Gene Expression–Guided Deep Hybrid Models for Robust Lung Cancer Classification and Diagnosis

Abstract

Lung cancer continues to be the foremost cause of cancer-related deaths globally, accounting for approximately one in five cancer fatalities each year. Despite significant progress in diagnostic imaging and molecular profiling, early detection remains a persistent challenge due to tumor heterogeneity, overlapping histopathological features, and complex molecular signatures. Gene expression analysis has emerged as a powerful tool to understand the biological mechanisms of carcinogenesis and identify potential biomarkers for precision diagnostics. However, the high dimensionality, noise, and intricate correlations inherent in gene expression datasets limit the performance of conventional statistical and machine learning models.

To address these challenges, this study introduces a Gene Expression–Guided Deep Hybrid Model (GE-DHM) that integrates Convolutional Neural Networks (CNN), Long Short-Term Memory (LSTM) networks, and Genetic Algorithms (GA) to achieve robust, biologically interpretable lung cancer classification. The proposed framework utilizes GA for optimal gene feature selection, thereby reducing redundancy and dimensionality, followed by CNN and LSTM layers to capture spatial and sequential dependencies in the selected gene profiles. By embedding gene expression guidance within the deep learning structure, the model learns biologically relevant features that enhance both predictive performance and interpretability.

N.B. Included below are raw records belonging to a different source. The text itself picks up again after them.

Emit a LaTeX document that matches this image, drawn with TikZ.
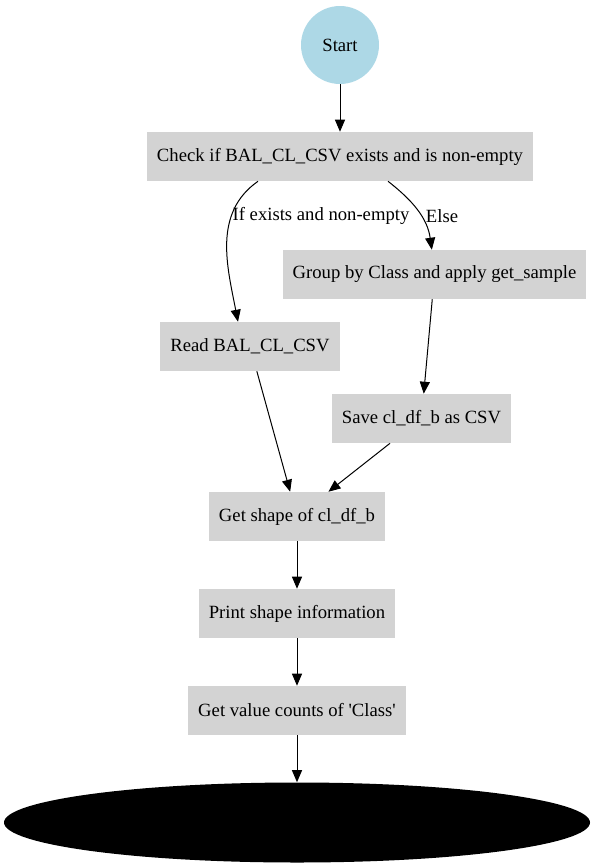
\documentclass[tikz,border=0pt]{standalone}
\usepackage{fontspec}
\setmainfont{Liberation Serif}
\usepackage{tikz}
\usetikzlibrary{arrows.meta,shapes.geometric}
\definecolor{startblue}{HTML}{ADD8E6}
\definecolor{boxgray}{HTML}{D3D3D3}
\tikzset{
  stepbox/.style={fill=boxgray, minimum height=36.75pt, inner xsep=7.5pt, inner ysep=0pt},
  flow/.style={-{Triangle[length=9pt,width=7.5pt]}, line width=0.75pt},
  every node/.style={font=\fontsize{14pt}{16pt}\selectfont}
}

\begin{document}
\begin{tikzpicture}[x=0.75pt,y=-0.75pt]
        \useasboundingbox (0,0) rectangle (595,868);
        % Nodes
        \node[circle, fill=startblue, minimum size=58.5pt, inner sep=0pt] (start) at (340,45) {Start};
        \node[stepbox] (check) at (340,156.5) {Check if BAL\_CL\_CSV exists and is non-empty};
        \node[stepbox] (group) at (434.5,274.5) {Group by Class and apply get\_sample};
        \node[stepbox] (read) at (250,346.5) {Read BAL\_CL\_CSV};
        \node[stepbox] (save) at (421.5,418.5) {Save cl\_df\_b as CSV};
        \node[stepbox] (shape) at (297,516.5) {Get shape of cl\_df\_b};
        \node[stepbox] (print) at (297,613.5) {Print shape information};
        \node[stepbox] (counts) at (297,710.5) {Get value counts of \textquotesingle Class\textquotesingle};
        \node[ellipse, fill=black, minimum width=439.5pt, minimum height=60pt, inner sep=0pt] (stop) at (297,822.5) {};
        % Labels on the branches
        \node (lblyes) at (321,216) {If exists and non-empty};
        \node (lblelse) at (442,216) {Else};
        % Connectors
        \draw[flow] (start) -- (check);
        \draw[flow] ([xshift=-61.5pt]check.south) to[out=-145,in=101] ([xshift=-9pt]read.north);
        \draw[flow] ([xshift=36pt]check.south) to[out=-38,in=98] ([xshift=-2pt]group.north);
        \draw[flow] (group) -- (save);
        \draw[flow] (read) -- (shape);
        \draw[flow] (save) -- (shape);
        \draw[flow] (shape) -- (print);
        \draw[flow] (print) -- (counts);
        \draw[flow] (counts) -- (stop);
    \end{tikzpicture}
\end{document}
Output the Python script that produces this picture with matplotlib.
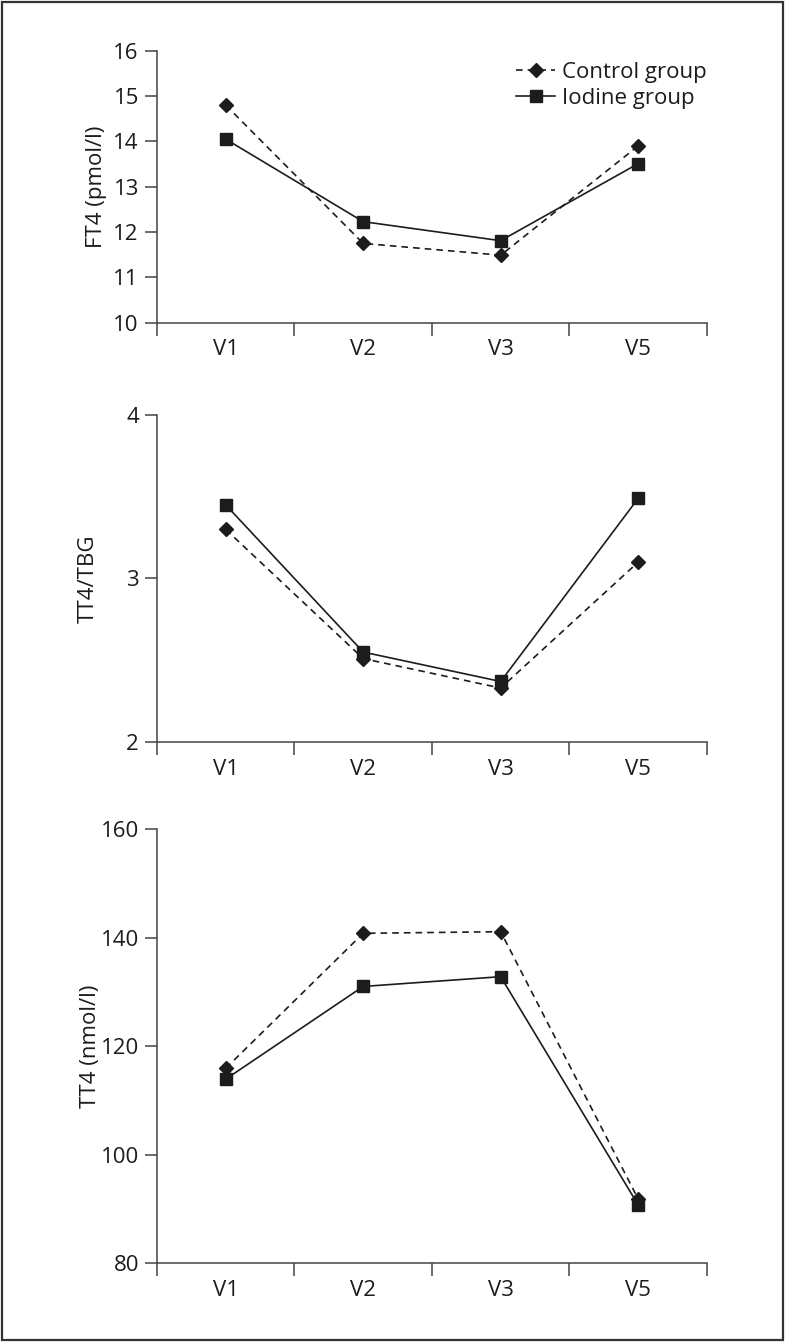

Experimental validation using publicly available lung cancer gene expression datasets from The Cancer Genome Atlas (TCGA-LUAD/LUSC) demonstrated that GE-DHM outperforms traditional models, achieving a classification accuracy of 96.4%, with significant improvements in precision, recall, and F1-score metrics. Furthermore, pathway enrichment analysis revealed that top-ranked genes identified by the model were strongly associated with critical oncogenic signaling pathways, including EGFR, KRAS, and TP53, confirming the model’s biological relevance.

The findings of this research highlight the potential of hybrid deep learning frameworks in integrating molecular-level insights with computational intelligence for reliable cancer diagnosis. The GE-DHM establishes a robust platform for precision oncology, paving the way for early detection, personalized treatment strategies, and enhanced clinical decision-making in lung cancer management.